Requirements: Print exactly the lines from the first one down to the line that contains "const Y_TITLES = ['F-Score', 'RE', 'F-Score', 'RE'];", both included, and skip the pictures.
─── Provided material
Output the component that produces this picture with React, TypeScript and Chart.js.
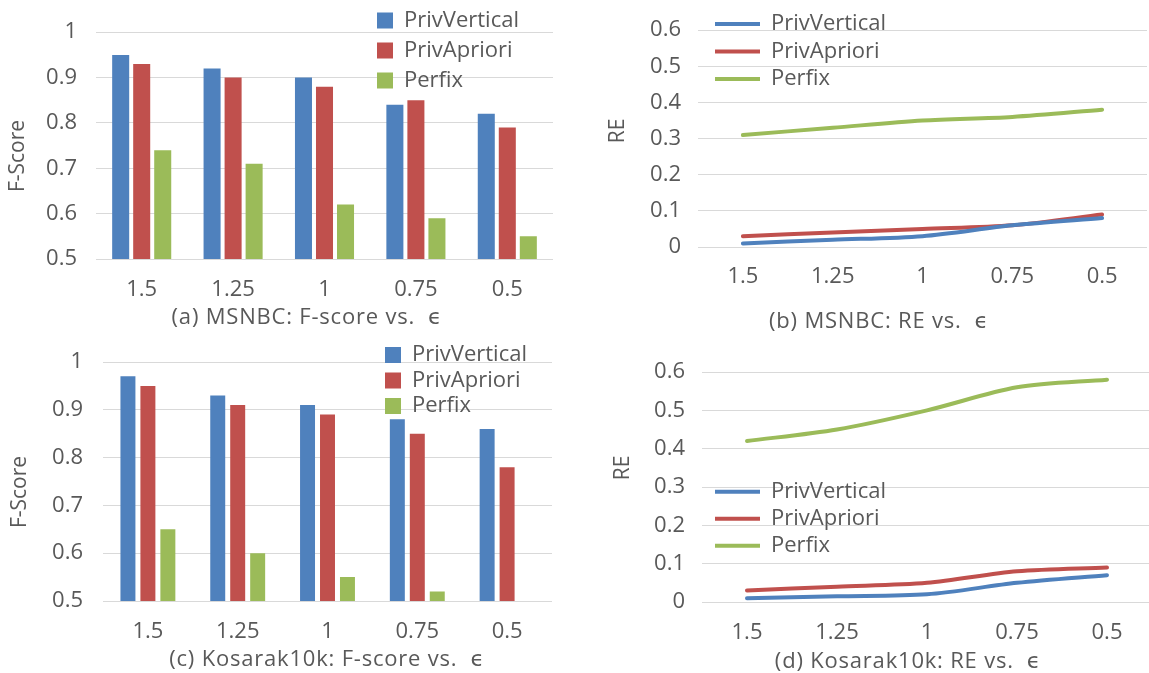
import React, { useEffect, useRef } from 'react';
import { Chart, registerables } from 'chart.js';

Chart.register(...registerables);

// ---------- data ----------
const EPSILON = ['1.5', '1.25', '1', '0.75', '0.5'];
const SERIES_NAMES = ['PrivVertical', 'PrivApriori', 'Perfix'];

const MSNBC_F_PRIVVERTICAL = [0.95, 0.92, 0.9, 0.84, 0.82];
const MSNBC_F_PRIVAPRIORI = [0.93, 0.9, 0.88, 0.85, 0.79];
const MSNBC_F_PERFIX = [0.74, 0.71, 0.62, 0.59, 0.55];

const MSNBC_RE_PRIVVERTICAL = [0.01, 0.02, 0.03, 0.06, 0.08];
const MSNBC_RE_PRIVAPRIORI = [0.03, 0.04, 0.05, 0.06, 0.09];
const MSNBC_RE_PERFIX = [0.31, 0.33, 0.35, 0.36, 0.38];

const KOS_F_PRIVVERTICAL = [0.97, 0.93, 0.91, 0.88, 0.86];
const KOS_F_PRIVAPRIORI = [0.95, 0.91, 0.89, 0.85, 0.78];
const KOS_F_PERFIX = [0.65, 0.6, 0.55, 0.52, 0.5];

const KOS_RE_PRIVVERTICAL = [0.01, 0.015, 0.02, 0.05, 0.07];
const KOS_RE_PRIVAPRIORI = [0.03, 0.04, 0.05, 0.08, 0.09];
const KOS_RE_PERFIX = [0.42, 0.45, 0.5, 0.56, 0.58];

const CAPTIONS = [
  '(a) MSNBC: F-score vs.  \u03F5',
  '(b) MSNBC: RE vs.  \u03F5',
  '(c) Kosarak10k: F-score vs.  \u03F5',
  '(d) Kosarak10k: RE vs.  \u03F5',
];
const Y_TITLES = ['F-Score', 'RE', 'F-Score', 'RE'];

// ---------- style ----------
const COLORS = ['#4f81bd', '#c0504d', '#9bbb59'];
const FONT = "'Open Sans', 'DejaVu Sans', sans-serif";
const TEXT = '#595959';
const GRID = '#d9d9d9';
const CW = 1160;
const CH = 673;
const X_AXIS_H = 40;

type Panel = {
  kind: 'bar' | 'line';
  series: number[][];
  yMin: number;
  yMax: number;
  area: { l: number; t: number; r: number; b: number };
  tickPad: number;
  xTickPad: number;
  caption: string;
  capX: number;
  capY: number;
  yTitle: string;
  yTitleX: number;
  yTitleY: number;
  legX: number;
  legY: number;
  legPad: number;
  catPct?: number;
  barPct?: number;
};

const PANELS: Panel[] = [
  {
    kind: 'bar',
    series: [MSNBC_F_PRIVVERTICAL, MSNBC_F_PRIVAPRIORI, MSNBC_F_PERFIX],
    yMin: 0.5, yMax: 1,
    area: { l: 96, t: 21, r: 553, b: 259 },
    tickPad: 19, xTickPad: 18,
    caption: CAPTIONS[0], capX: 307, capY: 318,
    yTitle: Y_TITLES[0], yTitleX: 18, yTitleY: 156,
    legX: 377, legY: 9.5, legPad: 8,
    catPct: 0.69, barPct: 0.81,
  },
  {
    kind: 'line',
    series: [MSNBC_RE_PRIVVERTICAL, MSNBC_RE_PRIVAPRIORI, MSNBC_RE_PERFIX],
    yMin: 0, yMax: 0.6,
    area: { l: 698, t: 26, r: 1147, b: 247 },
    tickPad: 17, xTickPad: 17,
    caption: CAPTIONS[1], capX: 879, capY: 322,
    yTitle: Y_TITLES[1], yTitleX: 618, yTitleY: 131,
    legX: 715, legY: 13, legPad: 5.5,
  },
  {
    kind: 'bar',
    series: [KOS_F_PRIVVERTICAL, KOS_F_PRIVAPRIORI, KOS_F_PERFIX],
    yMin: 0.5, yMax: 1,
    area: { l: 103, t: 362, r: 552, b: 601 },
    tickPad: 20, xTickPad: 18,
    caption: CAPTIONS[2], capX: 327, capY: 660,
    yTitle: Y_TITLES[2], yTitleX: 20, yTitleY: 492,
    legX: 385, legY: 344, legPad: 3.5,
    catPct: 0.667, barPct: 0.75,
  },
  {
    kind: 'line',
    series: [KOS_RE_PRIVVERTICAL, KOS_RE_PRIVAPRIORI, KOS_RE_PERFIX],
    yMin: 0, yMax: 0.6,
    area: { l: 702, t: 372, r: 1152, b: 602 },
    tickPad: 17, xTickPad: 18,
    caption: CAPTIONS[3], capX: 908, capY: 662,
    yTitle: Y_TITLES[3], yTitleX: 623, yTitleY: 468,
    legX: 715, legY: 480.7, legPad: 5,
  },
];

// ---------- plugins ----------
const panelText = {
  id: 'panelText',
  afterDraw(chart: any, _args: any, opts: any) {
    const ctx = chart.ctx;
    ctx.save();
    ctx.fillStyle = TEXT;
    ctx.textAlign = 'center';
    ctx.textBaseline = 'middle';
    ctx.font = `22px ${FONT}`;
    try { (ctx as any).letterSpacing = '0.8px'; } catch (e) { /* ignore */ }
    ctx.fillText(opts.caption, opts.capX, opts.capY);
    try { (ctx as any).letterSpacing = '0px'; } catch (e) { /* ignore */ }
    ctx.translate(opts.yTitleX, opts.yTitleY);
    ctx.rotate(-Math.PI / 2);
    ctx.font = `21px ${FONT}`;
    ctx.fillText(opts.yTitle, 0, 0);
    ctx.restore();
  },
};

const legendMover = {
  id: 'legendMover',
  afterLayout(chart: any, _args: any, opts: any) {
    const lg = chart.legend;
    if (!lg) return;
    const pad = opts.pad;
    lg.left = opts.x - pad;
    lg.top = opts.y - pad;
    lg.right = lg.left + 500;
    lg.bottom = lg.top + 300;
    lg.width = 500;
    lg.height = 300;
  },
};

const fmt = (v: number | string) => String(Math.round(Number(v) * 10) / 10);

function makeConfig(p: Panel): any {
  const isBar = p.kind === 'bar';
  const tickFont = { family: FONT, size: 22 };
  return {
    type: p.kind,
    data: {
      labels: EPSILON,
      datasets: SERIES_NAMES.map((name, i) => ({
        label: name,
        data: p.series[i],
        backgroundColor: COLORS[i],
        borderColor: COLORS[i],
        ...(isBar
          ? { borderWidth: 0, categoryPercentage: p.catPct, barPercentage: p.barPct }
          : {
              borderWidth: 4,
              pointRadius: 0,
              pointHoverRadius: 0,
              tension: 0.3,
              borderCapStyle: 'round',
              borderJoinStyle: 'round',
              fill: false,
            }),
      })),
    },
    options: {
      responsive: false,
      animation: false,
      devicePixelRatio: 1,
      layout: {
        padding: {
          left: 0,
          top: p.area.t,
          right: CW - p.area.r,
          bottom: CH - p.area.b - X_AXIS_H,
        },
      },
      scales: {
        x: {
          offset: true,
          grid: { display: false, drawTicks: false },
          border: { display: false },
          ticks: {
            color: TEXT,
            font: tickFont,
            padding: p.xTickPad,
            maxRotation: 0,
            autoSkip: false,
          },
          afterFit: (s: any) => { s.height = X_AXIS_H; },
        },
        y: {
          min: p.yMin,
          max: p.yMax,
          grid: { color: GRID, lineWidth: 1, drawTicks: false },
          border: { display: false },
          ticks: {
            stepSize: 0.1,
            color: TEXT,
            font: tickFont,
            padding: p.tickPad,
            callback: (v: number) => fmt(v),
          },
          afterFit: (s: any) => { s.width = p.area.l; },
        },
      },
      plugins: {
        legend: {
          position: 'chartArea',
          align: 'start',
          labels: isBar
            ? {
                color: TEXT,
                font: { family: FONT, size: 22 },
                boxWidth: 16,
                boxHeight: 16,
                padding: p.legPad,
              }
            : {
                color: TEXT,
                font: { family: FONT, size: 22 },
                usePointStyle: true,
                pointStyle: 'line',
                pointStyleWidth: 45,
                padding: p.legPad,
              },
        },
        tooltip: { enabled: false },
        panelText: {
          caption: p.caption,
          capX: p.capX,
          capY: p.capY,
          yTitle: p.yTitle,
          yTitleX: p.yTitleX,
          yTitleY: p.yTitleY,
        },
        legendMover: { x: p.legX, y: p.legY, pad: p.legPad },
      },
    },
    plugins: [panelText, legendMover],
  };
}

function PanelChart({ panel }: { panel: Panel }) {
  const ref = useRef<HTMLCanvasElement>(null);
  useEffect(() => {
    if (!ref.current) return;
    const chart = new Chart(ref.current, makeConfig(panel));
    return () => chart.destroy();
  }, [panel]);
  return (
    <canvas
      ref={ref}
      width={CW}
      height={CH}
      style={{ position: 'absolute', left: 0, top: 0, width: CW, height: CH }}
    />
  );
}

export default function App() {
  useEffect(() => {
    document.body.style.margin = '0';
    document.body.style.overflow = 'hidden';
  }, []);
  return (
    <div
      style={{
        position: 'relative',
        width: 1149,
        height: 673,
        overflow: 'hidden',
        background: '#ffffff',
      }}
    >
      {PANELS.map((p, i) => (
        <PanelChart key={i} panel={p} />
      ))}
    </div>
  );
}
──────
Response to the task:
Output the component that produces this picture with React, TypeScript and Chart.js.
import React, { useEffect, useRef } from 'react';
import { Chart, registerables } from 'chart.js';

Chart.register(...registerables);

// ---------- data ----------
const EPSILON = ['1.5', '1.25', '1', '0.75', '0.5'];
const SERIES_NAMES = ['PrivVertical', 'PrivApriori', 'Perfix'];

const MSNBC_F_PRIVVERTICAL = [0.95, 0.92, 0.9, 0.84, 0.82];
const MSNBC_F_PRIVAPRIORI = [0.93, 0.9, 0.88, 0.85, 0.79];
const MSNBC_F_PERFIX = [0.74, 0.71, 0.62, 0.59, 0.55];

const MSNBC_RE_PRIVVERTICAL = [0.01, 0.02, 0.03, 0.06, 0.08];
const MSNBC_RE_PRIVAPRIORI = [0.03, 0.04, 0.05, 0.06, 0.09];
const MSNBC_RE_PERFIX = [0.31, 0.33, 0.35, 0.36, 0.38];

const KOS_F_PRIVVERTICAL = [0.97, 0.93, 0.91, 0.88, 0.86];
const KOS_F_PRIVAPRIORI = [0.95, 0.91, 0.89, 0.85, 0.78];
const KOS_F_PERFIX = [0.65, 0.6, 0.55, 0.52, 0.5];

const KOS_RE_PRIVVERTICAL = [0.01, 0.015, 0.02, 0.05, 0.07];
const KOS_RE_PRIVAPRIORI = [0.03, 0.04, 0.05, 0.08, 0.09];
const KOS_RE_PERFIX = [0.42, 0.45, 0.5, 0.56, 0.58];

const CAPTIONS = [
  '(a) MSNBC: F-score vs.  \u03F5',
  '(b) MSNBC: RE vs.  \u03F5',
  '(c) Kosarak10k: F-score vs.  \u03F5',
  '(d) Kosarak10k: RE vs.  \u03F5',
];
const Y_TITLES = ['F-Score', 'RE', 'F-Score', 'RE'];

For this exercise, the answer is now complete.